[begin Provided records]
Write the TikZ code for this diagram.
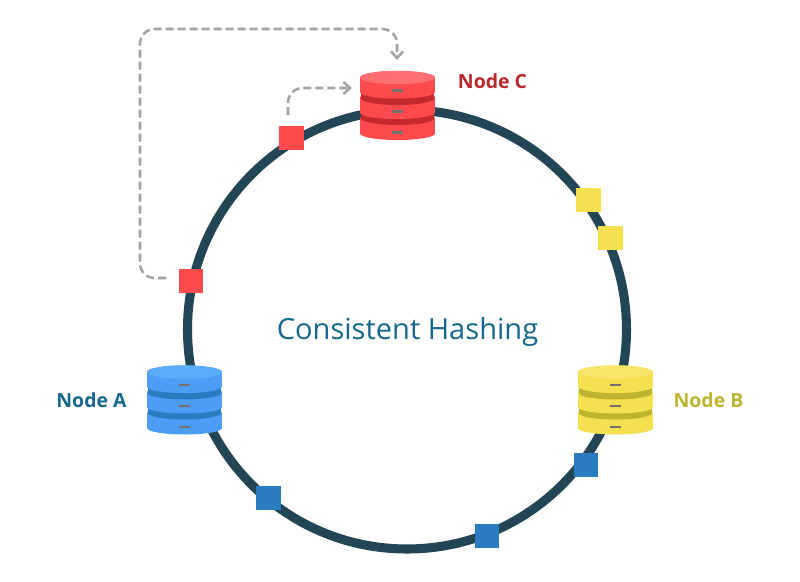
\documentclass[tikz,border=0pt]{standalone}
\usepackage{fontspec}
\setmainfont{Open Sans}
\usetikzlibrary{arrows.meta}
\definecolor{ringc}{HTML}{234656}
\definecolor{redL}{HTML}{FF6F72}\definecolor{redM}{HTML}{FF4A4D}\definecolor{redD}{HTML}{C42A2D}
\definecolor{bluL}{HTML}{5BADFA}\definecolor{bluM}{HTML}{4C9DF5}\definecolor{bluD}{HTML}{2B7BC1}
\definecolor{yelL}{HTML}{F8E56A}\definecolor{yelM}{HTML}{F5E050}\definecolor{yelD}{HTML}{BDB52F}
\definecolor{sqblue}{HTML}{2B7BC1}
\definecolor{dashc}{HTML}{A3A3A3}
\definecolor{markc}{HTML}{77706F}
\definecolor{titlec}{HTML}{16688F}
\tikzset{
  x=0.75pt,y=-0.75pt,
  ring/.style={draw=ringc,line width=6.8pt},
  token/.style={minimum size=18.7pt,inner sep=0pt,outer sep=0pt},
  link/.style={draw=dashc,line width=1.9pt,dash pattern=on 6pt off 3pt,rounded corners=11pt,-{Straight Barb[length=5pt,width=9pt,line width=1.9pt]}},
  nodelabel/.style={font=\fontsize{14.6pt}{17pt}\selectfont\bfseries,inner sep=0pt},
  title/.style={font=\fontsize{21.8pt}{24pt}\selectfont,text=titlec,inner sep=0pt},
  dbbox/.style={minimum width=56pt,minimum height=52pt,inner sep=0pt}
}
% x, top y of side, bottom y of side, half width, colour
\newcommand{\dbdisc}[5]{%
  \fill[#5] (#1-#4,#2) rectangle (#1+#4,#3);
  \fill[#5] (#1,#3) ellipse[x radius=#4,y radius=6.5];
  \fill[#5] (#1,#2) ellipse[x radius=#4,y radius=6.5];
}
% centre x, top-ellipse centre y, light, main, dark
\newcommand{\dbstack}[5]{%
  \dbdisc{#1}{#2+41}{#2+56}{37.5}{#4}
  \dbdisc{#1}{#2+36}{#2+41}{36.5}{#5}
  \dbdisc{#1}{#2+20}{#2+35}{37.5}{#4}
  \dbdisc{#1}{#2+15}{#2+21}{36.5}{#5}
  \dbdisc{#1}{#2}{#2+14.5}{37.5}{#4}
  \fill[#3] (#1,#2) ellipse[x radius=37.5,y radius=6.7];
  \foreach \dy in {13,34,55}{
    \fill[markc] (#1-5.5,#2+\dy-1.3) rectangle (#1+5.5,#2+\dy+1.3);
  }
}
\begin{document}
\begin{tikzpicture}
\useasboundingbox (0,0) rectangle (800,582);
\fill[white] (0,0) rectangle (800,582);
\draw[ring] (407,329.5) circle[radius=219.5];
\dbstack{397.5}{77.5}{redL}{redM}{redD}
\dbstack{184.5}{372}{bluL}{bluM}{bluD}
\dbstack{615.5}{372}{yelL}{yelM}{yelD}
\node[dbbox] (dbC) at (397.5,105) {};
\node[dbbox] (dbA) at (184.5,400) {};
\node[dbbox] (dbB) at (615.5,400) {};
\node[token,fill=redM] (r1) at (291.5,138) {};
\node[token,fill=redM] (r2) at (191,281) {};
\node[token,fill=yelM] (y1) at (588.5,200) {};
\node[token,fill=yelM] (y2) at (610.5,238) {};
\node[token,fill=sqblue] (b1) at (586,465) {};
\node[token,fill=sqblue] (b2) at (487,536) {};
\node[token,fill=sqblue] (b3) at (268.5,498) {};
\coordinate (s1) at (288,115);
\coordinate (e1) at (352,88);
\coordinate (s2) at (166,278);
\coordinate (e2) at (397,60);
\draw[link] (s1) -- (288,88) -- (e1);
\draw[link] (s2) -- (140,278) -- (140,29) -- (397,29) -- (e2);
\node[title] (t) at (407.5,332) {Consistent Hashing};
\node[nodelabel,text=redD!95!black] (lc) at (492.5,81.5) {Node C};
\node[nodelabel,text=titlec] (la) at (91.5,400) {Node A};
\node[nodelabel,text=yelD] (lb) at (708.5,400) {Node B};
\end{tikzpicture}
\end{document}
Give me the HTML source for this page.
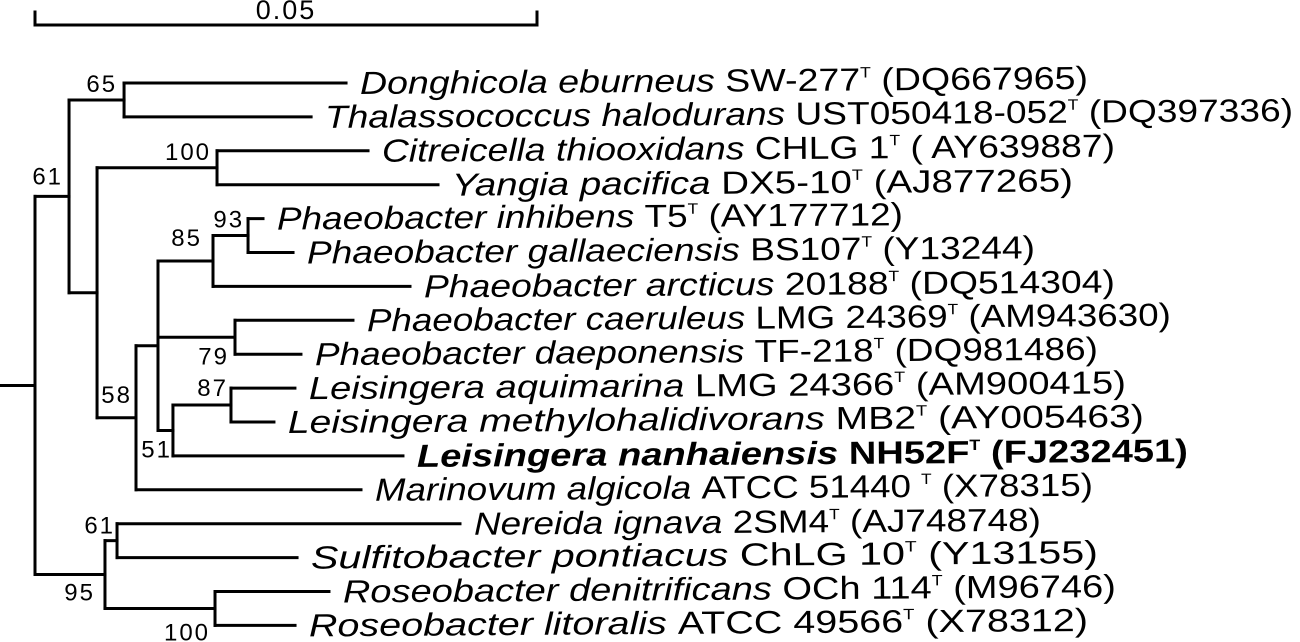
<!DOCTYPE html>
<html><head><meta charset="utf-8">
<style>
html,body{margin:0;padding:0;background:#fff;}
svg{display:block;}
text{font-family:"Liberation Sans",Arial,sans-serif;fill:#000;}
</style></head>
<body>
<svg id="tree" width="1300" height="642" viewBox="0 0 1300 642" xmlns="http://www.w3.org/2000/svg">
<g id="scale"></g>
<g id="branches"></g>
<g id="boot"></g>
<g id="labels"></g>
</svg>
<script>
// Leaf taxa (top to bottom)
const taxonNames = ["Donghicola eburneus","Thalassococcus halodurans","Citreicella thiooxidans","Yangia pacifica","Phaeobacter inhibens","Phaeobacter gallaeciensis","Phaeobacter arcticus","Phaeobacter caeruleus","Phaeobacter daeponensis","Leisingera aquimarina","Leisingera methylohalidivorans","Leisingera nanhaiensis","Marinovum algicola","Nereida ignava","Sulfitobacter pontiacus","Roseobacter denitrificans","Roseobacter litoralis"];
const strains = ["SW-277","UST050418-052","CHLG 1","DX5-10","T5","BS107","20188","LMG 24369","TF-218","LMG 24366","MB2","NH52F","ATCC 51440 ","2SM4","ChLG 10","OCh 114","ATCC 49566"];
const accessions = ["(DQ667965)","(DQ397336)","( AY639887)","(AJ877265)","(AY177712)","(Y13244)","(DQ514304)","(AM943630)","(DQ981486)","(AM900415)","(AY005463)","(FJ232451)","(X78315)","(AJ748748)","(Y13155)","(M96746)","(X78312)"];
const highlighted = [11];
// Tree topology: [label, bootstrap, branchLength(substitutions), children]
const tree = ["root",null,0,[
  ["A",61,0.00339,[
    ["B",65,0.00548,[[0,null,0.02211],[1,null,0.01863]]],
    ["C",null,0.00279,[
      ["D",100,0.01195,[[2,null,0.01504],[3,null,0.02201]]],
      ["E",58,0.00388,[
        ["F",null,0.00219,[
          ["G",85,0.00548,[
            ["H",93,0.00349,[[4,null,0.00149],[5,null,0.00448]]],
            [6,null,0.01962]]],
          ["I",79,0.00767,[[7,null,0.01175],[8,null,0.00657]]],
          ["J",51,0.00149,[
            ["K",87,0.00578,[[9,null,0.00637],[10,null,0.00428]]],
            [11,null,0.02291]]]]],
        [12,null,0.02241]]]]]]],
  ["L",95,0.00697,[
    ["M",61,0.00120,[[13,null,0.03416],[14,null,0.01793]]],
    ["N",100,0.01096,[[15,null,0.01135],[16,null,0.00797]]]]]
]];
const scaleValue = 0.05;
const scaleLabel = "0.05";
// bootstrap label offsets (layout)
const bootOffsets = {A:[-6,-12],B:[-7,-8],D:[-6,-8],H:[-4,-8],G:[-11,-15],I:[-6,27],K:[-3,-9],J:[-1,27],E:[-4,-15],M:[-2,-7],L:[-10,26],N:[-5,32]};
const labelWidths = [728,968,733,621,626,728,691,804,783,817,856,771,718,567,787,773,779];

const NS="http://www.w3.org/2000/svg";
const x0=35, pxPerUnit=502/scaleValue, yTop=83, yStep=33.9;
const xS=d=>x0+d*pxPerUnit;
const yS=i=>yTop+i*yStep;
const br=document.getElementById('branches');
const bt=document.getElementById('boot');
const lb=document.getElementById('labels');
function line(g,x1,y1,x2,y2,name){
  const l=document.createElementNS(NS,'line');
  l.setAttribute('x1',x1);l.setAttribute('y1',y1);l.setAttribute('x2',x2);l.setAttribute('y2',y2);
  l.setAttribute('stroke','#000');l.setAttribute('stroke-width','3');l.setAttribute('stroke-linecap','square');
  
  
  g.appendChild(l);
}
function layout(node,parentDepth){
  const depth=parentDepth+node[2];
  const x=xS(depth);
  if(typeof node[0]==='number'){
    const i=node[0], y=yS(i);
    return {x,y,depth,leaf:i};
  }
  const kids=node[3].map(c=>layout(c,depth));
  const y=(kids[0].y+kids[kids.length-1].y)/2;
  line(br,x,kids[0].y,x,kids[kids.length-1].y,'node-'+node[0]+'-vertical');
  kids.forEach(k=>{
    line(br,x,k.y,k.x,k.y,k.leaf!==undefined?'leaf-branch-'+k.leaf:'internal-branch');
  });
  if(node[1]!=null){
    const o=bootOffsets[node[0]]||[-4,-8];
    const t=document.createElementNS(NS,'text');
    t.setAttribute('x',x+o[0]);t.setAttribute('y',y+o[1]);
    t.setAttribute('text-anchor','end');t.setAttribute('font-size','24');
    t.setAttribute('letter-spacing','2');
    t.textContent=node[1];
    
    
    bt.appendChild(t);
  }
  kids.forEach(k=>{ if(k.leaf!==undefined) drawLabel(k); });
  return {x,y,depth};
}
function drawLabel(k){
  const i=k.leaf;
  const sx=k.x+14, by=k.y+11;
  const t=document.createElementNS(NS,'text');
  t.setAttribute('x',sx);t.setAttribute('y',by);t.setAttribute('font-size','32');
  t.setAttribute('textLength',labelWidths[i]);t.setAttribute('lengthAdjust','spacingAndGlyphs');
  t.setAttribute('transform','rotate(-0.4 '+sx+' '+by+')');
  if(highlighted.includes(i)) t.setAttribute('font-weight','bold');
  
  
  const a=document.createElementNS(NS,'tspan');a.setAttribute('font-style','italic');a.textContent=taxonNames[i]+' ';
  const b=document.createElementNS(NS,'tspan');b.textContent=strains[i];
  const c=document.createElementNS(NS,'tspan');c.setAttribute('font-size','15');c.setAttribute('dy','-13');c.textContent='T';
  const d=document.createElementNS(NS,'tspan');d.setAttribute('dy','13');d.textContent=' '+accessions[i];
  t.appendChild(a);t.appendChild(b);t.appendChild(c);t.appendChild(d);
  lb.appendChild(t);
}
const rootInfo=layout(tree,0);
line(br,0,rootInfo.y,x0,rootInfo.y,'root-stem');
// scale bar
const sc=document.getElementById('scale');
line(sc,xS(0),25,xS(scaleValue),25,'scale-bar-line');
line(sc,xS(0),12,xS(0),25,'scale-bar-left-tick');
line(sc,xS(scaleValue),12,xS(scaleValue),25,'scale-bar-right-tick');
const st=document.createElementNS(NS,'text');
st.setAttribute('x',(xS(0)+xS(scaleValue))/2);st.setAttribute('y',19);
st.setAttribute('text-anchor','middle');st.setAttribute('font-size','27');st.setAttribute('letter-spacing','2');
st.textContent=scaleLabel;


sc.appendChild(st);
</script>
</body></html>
[end Provided records]
→ **Problem to solve**
Collect the lines of the data that carry the word "this".

→ **Solved problem**
Write the TikZ code for this diagram.
Give me the HTML source for this page.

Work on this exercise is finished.